GOAL:
Set down the lines from the one containing "Write the seaborn" to the one containing "import pandas as pd", both lines included, exactly as they stand and with no other lines.

DATASET RECORDS:
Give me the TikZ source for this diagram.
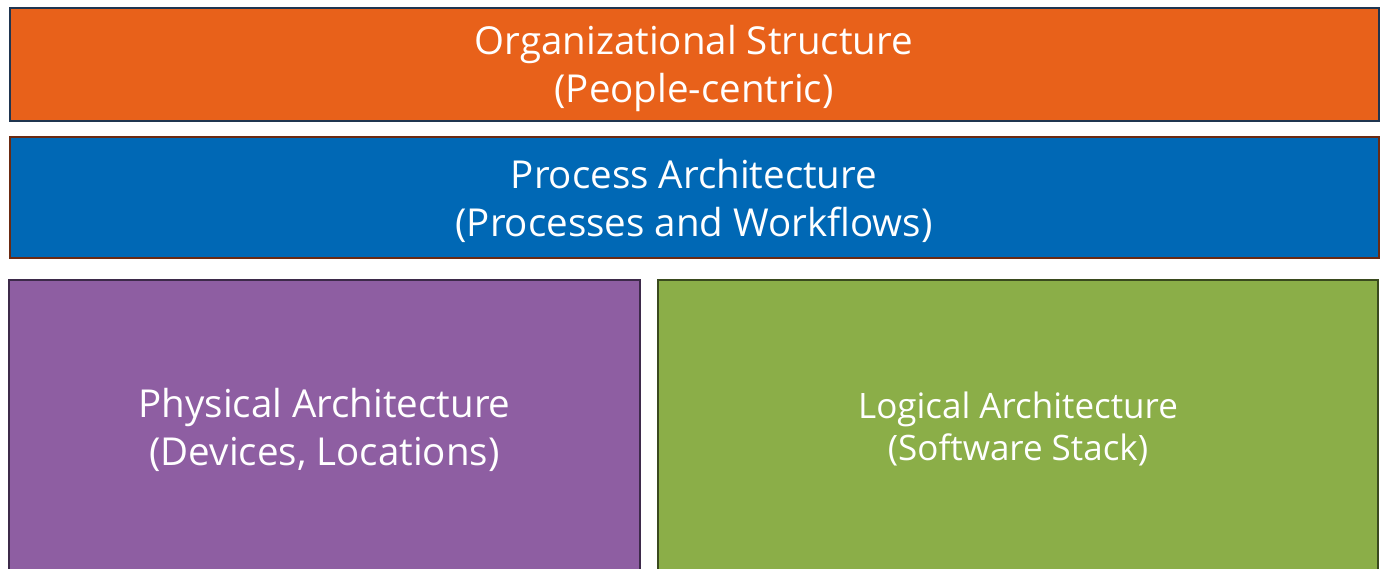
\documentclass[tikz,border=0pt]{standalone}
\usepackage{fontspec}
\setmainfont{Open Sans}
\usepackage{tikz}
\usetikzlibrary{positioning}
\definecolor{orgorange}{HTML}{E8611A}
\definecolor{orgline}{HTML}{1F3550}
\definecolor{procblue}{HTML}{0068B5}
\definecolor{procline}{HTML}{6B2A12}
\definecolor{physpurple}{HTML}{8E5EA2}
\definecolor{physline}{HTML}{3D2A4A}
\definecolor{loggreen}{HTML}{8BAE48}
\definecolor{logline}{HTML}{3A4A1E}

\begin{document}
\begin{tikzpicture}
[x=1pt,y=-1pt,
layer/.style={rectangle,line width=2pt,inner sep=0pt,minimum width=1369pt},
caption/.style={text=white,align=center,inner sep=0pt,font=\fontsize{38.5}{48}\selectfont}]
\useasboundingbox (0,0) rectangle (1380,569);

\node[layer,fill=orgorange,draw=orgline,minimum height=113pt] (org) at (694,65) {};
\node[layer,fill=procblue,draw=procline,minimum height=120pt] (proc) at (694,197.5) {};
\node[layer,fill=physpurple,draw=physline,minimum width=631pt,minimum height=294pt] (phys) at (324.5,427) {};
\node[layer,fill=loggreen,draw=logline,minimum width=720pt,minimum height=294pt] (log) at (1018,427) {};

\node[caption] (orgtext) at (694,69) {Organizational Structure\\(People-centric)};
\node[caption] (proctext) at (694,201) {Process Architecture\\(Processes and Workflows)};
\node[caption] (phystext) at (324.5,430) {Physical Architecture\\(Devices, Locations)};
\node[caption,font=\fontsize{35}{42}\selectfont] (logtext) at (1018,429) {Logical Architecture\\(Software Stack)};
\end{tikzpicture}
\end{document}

---

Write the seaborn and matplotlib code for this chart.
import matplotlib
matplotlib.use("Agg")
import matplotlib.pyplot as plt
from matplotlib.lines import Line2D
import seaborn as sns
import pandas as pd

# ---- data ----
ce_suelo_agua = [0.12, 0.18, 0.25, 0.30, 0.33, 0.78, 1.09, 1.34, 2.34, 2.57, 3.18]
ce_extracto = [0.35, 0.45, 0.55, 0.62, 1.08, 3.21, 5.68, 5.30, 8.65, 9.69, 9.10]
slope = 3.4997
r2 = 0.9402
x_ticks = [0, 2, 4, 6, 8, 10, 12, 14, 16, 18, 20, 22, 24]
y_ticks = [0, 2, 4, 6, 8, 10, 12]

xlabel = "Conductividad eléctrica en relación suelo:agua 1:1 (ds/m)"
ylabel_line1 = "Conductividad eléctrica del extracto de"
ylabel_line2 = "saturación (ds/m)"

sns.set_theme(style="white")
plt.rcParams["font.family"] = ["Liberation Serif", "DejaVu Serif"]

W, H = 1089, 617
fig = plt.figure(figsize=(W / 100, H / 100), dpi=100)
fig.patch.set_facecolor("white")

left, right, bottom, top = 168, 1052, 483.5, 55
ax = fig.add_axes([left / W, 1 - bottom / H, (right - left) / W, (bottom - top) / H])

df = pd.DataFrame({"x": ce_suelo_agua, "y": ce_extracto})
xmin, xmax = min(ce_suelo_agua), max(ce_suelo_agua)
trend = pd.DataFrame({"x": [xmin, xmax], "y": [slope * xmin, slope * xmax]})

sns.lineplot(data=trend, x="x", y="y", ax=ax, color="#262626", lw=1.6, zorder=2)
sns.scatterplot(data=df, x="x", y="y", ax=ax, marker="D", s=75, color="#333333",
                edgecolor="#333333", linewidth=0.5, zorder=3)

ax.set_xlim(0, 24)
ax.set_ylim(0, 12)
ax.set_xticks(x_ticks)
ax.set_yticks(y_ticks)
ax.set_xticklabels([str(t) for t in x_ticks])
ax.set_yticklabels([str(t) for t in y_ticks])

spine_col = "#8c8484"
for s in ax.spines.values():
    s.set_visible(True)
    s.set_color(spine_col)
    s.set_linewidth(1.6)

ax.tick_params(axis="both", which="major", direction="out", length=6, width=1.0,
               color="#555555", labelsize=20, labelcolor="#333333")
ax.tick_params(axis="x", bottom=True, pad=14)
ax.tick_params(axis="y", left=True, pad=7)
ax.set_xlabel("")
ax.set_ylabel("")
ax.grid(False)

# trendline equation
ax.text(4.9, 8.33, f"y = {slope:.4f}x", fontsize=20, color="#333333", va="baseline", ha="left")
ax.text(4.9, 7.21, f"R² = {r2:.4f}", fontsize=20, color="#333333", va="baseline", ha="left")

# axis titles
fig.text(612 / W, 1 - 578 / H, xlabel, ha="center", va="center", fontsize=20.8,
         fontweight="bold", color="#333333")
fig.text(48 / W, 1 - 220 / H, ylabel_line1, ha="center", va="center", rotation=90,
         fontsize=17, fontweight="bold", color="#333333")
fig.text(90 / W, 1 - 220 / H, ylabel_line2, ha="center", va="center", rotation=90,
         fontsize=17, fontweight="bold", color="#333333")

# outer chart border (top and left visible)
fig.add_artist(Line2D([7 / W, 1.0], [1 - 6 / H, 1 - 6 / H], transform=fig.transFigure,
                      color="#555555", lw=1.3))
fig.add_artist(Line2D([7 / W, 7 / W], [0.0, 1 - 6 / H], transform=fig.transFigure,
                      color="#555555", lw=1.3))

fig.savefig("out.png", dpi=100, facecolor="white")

---

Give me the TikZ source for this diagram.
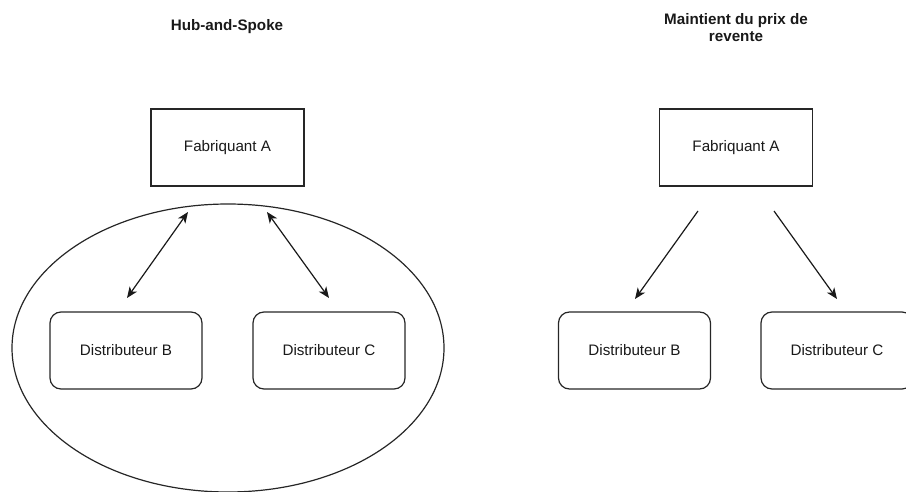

IN RESPONSE:
Write the seaborn and matplotlib code for this chart.
import matplotlib
matplotlib.use("Agg")
import matplotlib.pyplot as plt
from matplotlib.lines import Line2D
import seaborn as sns
import pandas as pd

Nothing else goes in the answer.